** START Given data **

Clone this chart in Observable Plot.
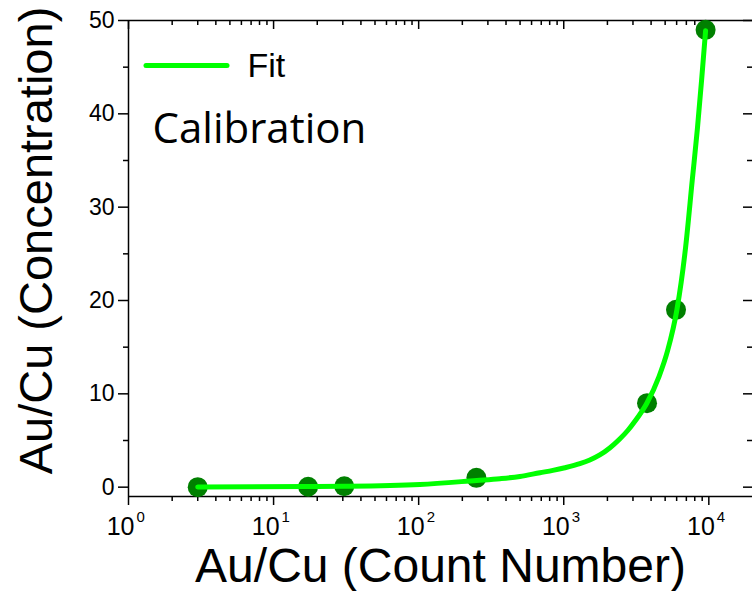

** END Given data **
** START Given data **

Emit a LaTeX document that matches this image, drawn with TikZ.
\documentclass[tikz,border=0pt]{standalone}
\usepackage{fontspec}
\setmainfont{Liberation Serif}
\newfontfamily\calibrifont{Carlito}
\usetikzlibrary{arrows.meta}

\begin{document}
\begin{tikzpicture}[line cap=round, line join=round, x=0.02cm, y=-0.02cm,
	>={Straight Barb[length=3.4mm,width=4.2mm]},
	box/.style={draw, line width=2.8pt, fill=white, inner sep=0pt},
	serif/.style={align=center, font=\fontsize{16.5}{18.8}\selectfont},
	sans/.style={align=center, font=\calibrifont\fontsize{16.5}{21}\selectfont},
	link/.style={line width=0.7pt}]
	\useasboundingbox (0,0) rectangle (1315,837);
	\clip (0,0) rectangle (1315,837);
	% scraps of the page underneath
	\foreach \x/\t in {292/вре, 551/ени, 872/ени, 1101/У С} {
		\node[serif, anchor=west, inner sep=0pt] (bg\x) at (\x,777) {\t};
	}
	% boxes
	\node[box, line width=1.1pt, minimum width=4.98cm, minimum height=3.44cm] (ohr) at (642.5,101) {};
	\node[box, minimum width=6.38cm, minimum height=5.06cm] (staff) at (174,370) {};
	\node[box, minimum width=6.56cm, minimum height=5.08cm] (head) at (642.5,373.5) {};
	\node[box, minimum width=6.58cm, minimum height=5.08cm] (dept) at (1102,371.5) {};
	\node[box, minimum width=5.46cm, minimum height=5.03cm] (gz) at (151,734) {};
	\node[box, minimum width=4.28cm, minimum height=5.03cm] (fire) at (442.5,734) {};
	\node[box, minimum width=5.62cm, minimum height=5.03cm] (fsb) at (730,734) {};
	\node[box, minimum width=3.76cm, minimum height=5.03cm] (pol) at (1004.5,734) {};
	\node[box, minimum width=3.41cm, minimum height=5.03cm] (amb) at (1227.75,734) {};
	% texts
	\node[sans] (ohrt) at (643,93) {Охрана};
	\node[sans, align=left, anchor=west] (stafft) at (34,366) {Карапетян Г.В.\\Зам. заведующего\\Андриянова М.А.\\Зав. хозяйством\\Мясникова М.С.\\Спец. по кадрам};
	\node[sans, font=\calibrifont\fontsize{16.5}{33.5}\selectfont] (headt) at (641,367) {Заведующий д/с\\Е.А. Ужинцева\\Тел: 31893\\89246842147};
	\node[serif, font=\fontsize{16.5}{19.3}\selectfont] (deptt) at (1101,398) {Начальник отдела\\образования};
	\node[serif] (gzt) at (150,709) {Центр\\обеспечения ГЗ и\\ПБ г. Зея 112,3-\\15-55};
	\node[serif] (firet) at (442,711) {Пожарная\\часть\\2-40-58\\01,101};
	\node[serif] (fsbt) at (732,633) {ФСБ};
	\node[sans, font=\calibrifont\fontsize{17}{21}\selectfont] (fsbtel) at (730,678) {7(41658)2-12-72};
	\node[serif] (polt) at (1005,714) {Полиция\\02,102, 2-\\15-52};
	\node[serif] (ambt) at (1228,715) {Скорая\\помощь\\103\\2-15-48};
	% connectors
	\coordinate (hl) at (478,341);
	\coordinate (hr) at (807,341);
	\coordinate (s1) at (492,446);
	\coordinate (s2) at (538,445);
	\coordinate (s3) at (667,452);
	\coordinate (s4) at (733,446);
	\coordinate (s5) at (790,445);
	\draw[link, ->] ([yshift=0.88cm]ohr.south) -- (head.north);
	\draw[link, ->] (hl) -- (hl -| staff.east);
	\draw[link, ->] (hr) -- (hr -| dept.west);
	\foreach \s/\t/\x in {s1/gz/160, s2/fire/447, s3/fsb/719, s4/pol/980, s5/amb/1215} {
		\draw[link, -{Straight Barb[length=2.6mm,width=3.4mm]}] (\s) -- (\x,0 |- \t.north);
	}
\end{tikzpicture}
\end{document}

** END Given data **

- [To do]: Report how many lines in the records hold the word "this", giving the number and nothing else.

- [Complete response]: 2